Du côté des états-Unis, les investisseurs ont déjà pris acte de cette nette évolution des fondamentaux. Les petits acteurs « disruptifs » comme Rivian ou Nikola ont vu leurs titres s’effondrer (respectivement de -33% et -20% depuis le 1er janvier 2024). Quant au géant Tesla, il abandonne -24% sur 2024 et près de -53% sur son sommet historique. On relèvera enfin que les valeurs chinoises ont également souffert en ce début d’année, qu’il s’agisse de Li Auto (-18%) ou bien encore de BYD (-13%).

La concurrence chinoise : un tsunami en devenir

Une demande moins dynamique et une offre plus importante. Tel est donc le contexte dans lequel vont évoluer les fabricants de véhicules électriques. Car la concurrence venant de Chine s’annonce particulièrement redoutable. Et si en Europe comme aux états-Unis, des réglementations spécifiques visant à freiner la déferlante sont sur le point d’être mises en place, elles ne pourront empêcher l’inéluctable. Elon Musk, le turbulent P.-D.G. de Tesla, n’y est d’ailleurs pas allé par quatre chemins : « s’il n’y avait pas de barrières commerciales, [les constructeurs chinois de véhicules électriques] démoliraient toutes les autres entreprises automobiles du monde », a-t-il ainsi prophétisé.

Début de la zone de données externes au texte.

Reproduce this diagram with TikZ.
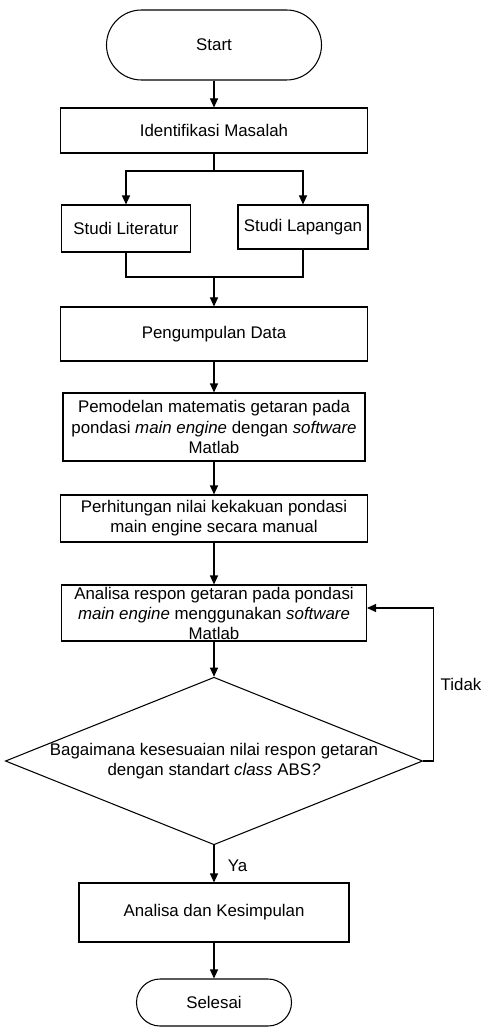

Les constructeurs chinois sont en fait partis de rien. Ils avaient été quasi absents du marché thermique, car « arrivés » trop tard. Avec l’électrique, ils jouent assurément leur revanche. Et l’état chinois a multiplié les soutiens tous azimuts, à grands renforts de subventions et aides ciblées, autant que déguisées. à cet égard, la Commission européenne estime que les véhicules électriques chinois sont commercialisés à des prix inférieurs de -20% à ceux produits en Europe. Selon les analyses du cabinet Allianz, cette concurrence chinoise pourrait entraîner une perte potentielle annuelle de bénéfices nets de plus de 7 Mds € pour la seule industrie automobile de l’Union européenne d’ici à 2030.